JPM to Settle Hiring Probe; PayPal, Visa Make Nice

Receiving Wide Coverage ...

Strategic hiring: What's a few jobs among friends? JPMorgan Chase is expected to settle a probe in coming months over alleged efforts to hire the children of powerful Chinese officials and executives in state-owned firms to drum up new business. The bank is expected to pay as much as $200 million and may admit wrongdoing, though it is unlikely to be criminally charged. Wall Street Journal, Bloomberg

Pay 'pals': PayPal and Visa have struck a deal that will allow shoppers to use PayPal on their smartphones at stores and give them the ability to directly withdraw money from PayPal's apps using a Visa debit card. The deal ends "long-simmering competition" and "a year of tense negotiations" between the two firms. Wall Street Journal, Financial Times

Wall Street Journal

Watch out, bankers: Amazon is taking a small step toward financial services in a partnership with Wells Fargo. Borrowers will get a break on their student loan rates if they belong to Amazon's "prime student" service, an annual membership that comes with expedited shipping and other benefits.

Decent showing: Capital One reported Thursday afternoon that its second-quarter earnings rose 9% from a year earlier to $942 million, on revenue of $6.25 billion.

24/7: The Federal Reserve is now keeping its account-services hotline open all day, seven days a week, after hackers make off with tens of millions of dollars from Bangladesh's account earlier this year.

Private equity: Goldman Sachs is launching a corporate-buyout fund worth as much as $8 billion. "The effort shows Goldman's commitment to a corner of Wall Street that many rivals have abandoned," the paper says. "But it also looks very different than Goldman's past funds, and reflects the impact of regulators, who have tried to discourage banks from risky investing."

New York Times

Ulterior motive?: In addition to the high legal bar and the challenges of proving individual misconduct at an enormous firm, is it possible the Justice Department had another motive for not bringing more cases against bankers for the financial crisis? A column written by former banker William D. Cohan explores whether officials were worried about misapplying a 1989 law known as FIRREA, the Financial Institutions Reform, Recovery and Enforcement Act of 1989.

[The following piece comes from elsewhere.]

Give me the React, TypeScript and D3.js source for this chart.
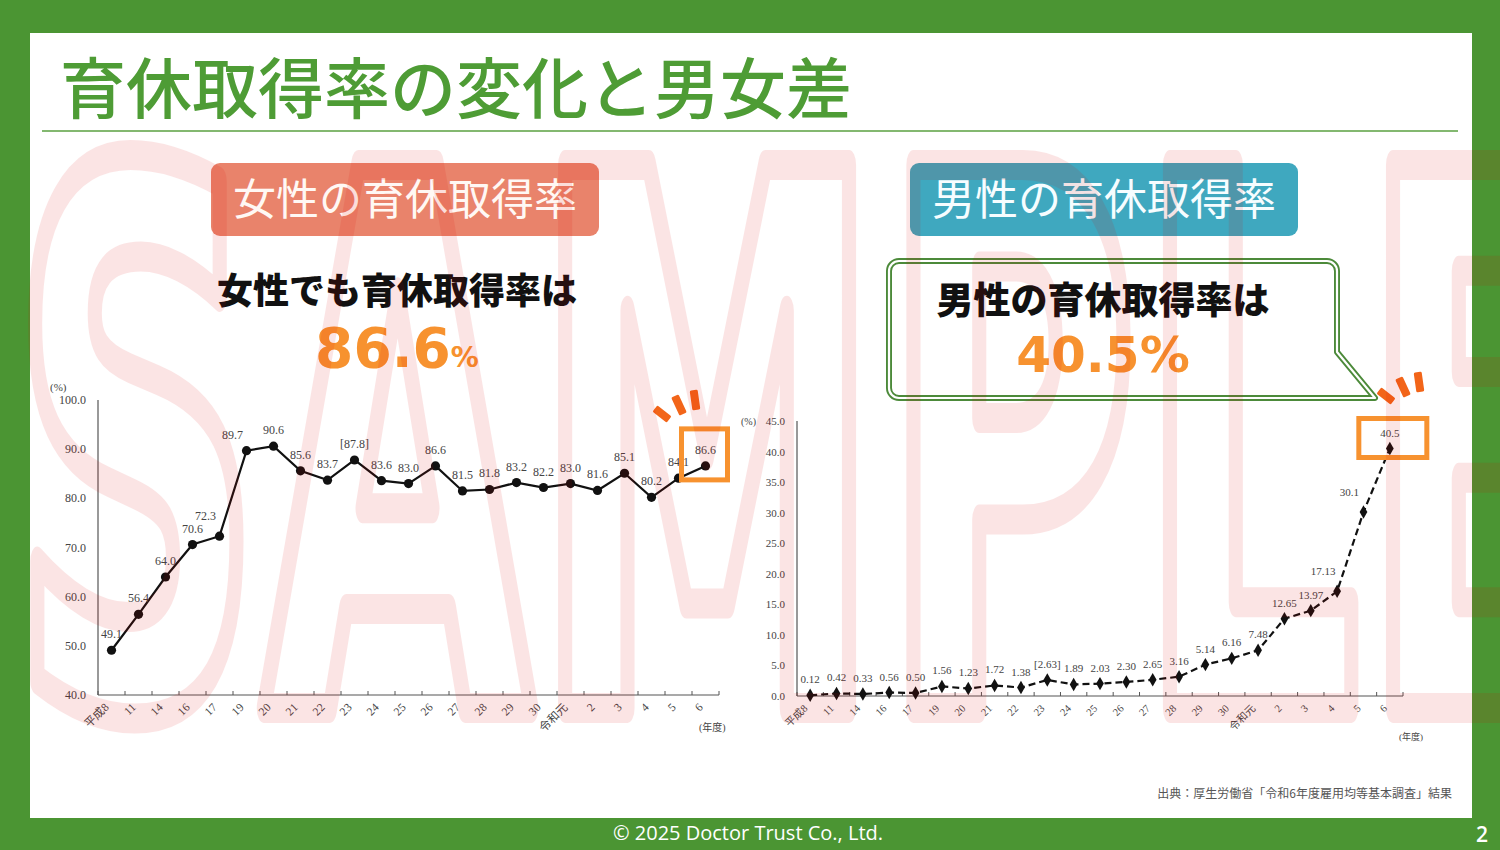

Hindsight: A Johns Hopkins economist has argued the Fed could have saved Lehman Brothers from bankruptcy. "After what seems an exhaustive review of a now voluminous record of transcripts, exhibits and other evidence from multiple official inquiries, Professor [Laurence] Ball concludes there is 'no evidence' that the decision-makers 'examined the adequacy of Lehman's collateral, or that legal barriers deterred them from assisting the firm,'" the paper says.